Liel Leibovitz..
Tabletmag.com..
16 April '18..
As Haaretz is fond of reminding its readers and its critics alike, the Israeli broadsheet is the voice of the nation’s embattled intelligentsia, an unabashedly progressive publication that spends much ink criticizing Israel’s faults, small or large, real or imagined. It’s why the paper’s long-time marketing slogan was “a newspaper for people who think”—the same distinction, presumably, did not apply to those who started their mornings with, say, Yediot Aharonot—and why it opted to celebrate Israel’s 70th Independence Day by asking its reporters to choose which classic Israeli song, the national anthem included, they despised the most. You could write all of that off as the same sort of hilariously unaware and irritating condescension you get every day in The New York Times or any other bastion of self-appointed elites anywhere; but this weekend, the paper’s publisher, Amos Schocken, crossed a line.
An active Twitter user, Schocken, the son of the newspaper’s original publisher, Gershom, got into an argument on the social media platform on Saturday after several readers tweeted at him that commemorating Israel’s Independence Day by mocking the anthem was, at best, in poor taste.
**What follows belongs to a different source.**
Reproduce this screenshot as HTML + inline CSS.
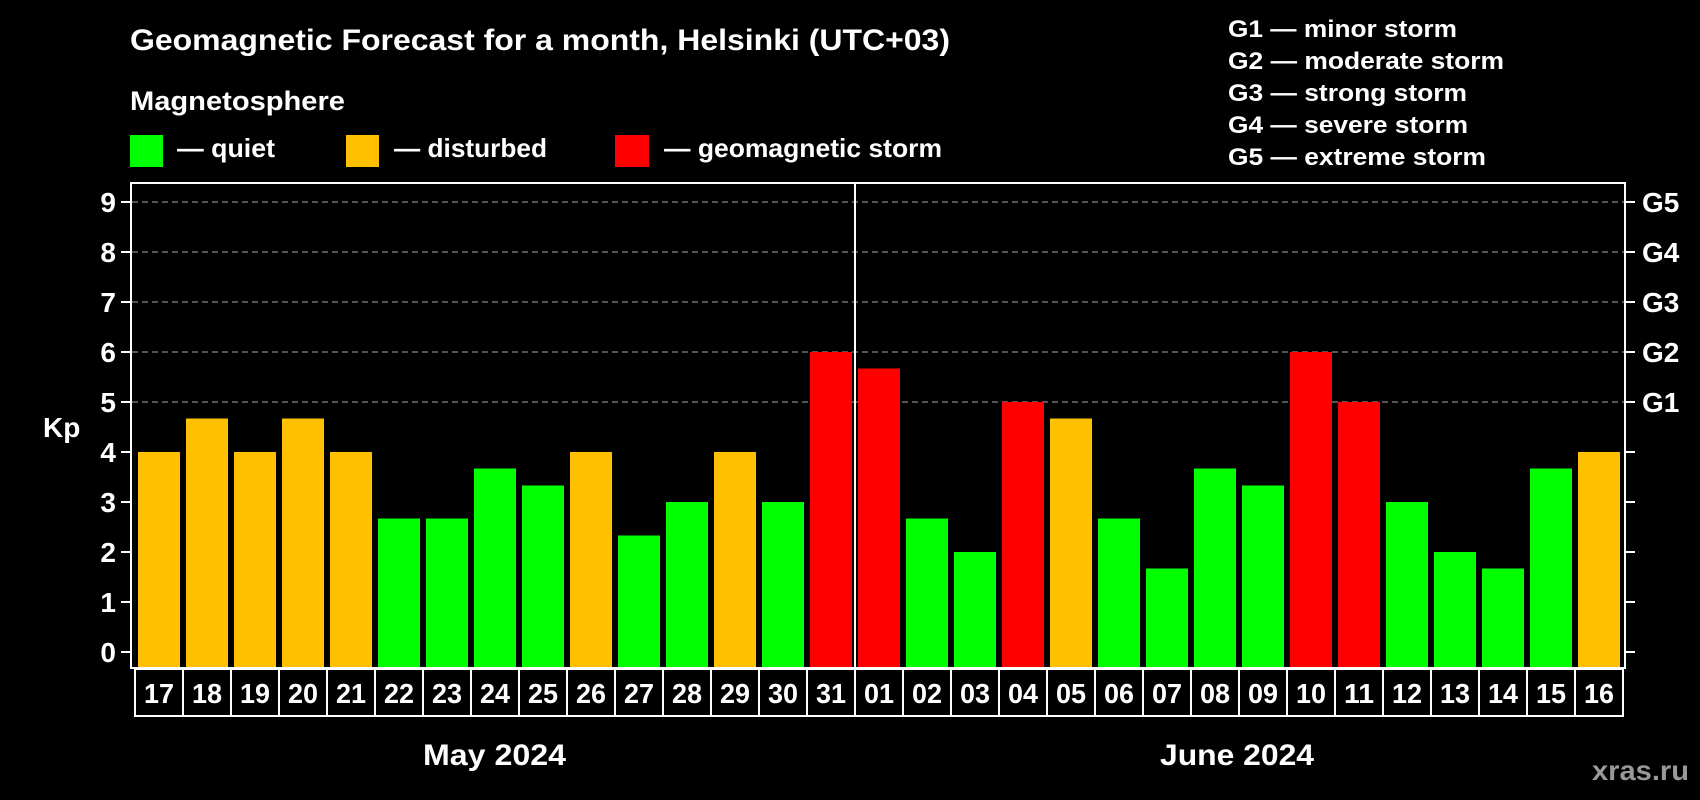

Schocken held nothing back, and several of the exchanges grew heated. At some point, one woman, Ravit Dahan, tweeted at Schocken that it was security-minded people like her who kept Israel safe and allowed Schocken “to continue and live here like a king and publish your surreal newspaper without interruption.” At that, the publisher lost his cool.
“You insolent woman!” he tweeted back. “My family led the Zionist movement when you were still swinging from trees.”